● THE TASK: Each line that holds the word "script" counts once. Give the total number of such lines and nothing else.

↓↓↓

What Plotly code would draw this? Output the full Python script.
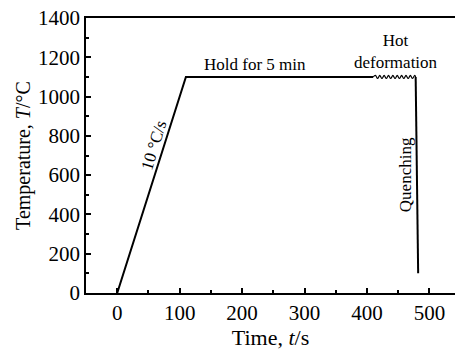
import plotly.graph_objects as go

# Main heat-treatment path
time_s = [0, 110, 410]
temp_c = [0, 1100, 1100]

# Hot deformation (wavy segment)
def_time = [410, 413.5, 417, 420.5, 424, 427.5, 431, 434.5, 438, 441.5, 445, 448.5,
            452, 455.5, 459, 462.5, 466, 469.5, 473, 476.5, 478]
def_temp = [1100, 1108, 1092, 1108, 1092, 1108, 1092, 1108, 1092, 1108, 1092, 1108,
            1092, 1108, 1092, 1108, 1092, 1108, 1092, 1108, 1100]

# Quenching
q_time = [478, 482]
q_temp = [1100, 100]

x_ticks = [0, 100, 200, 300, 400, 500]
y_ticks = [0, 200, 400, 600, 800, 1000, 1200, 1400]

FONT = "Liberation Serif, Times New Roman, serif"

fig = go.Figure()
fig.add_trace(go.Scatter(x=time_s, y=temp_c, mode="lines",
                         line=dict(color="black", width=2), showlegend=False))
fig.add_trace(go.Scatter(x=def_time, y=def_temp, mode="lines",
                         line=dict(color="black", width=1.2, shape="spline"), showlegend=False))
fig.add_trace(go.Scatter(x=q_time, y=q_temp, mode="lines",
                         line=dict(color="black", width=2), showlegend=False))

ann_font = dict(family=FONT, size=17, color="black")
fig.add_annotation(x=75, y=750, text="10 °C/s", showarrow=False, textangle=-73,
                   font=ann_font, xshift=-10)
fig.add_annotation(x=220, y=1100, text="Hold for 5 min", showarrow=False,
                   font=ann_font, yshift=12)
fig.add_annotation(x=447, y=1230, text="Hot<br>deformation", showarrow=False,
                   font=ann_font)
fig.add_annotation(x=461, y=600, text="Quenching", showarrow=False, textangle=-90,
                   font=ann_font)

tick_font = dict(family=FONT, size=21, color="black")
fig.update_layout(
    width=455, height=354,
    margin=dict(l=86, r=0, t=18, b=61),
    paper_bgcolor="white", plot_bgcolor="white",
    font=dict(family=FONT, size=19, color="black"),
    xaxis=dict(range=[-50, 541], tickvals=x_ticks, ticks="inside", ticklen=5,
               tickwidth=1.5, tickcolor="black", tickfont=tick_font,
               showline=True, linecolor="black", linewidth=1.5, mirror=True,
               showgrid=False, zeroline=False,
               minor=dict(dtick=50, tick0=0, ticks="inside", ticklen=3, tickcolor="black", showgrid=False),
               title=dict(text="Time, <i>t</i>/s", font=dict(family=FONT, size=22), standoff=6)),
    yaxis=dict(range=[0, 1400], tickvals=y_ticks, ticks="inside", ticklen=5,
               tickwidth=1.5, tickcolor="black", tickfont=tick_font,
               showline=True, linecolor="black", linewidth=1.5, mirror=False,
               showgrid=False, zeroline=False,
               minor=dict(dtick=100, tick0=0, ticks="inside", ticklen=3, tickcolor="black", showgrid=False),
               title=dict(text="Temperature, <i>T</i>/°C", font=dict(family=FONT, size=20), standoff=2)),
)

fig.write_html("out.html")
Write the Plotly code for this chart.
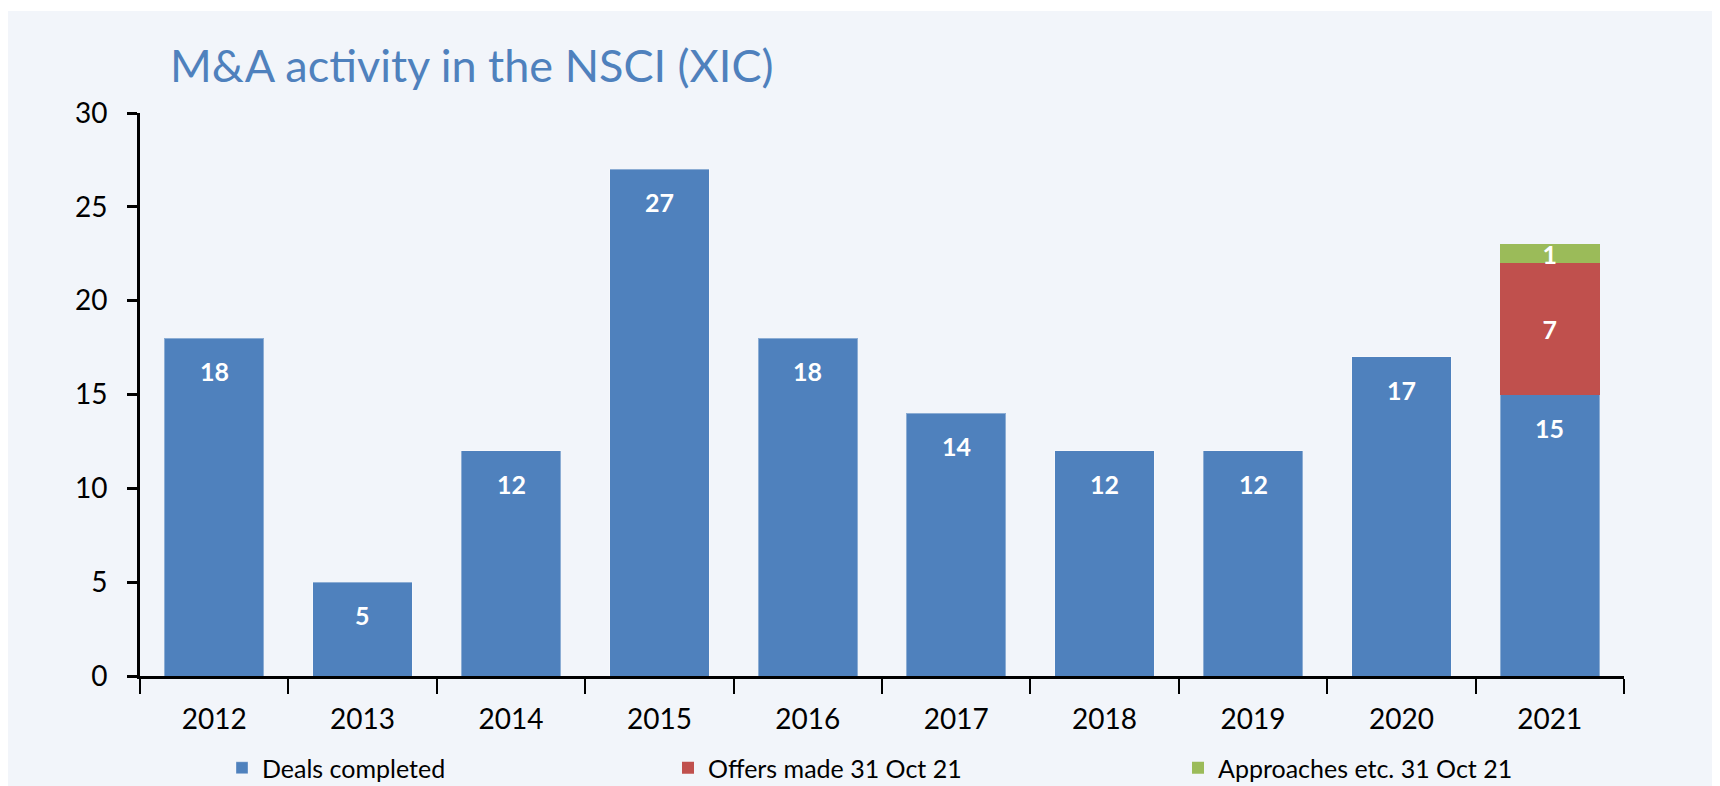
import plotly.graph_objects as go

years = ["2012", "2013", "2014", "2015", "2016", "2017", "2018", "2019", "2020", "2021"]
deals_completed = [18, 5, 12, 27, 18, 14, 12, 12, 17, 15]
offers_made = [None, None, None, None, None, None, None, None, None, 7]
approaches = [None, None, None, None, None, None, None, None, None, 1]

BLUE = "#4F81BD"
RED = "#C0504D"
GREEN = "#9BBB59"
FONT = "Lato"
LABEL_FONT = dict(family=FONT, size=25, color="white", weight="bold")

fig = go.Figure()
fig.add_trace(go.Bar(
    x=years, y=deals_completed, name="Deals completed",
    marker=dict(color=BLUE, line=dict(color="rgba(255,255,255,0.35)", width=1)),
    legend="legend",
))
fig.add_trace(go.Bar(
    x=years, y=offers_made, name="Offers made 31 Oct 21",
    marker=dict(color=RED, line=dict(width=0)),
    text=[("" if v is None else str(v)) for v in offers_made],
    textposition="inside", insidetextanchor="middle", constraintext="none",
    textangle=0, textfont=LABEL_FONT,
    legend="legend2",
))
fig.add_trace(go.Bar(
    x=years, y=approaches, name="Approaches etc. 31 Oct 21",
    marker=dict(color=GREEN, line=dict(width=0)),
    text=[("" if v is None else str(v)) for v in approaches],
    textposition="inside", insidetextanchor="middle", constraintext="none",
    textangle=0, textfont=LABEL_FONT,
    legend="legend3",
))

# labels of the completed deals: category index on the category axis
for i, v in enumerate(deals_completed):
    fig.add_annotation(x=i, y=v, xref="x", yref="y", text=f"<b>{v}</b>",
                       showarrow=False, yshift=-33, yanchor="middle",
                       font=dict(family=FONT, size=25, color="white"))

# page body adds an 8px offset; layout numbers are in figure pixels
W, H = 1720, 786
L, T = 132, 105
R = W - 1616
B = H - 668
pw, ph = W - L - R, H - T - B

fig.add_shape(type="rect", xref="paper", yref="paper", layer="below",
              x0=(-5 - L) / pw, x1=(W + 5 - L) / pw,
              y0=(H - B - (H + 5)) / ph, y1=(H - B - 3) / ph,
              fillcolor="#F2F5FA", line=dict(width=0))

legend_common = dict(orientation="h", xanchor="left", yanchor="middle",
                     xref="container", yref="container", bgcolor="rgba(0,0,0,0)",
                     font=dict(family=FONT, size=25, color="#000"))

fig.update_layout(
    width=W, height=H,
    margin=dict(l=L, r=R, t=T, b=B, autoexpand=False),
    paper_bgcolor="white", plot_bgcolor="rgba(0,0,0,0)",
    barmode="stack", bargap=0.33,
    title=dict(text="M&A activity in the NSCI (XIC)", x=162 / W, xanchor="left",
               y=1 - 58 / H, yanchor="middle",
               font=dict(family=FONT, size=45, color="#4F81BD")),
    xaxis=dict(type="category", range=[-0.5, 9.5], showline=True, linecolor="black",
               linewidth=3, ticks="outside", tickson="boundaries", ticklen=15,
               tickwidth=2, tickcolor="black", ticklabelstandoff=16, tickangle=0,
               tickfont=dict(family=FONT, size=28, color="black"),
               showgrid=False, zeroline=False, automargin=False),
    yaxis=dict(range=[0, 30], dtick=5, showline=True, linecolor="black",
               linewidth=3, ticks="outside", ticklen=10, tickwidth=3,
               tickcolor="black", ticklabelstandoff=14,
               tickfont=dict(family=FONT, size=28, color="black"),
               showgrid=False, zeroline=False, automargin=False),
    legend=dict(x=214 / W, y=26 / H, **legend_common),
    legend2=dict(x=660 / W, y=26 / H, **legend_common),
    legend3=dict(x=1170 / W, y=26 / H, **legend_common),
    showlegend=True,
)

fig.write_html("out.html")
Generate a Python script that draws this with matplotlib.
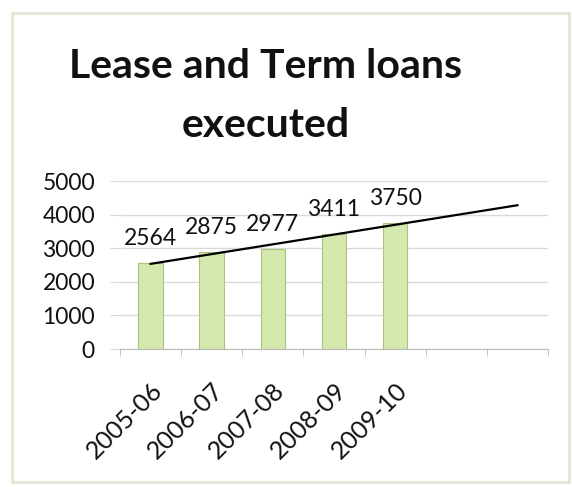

↑↑↑

● TASK ANSWER: 2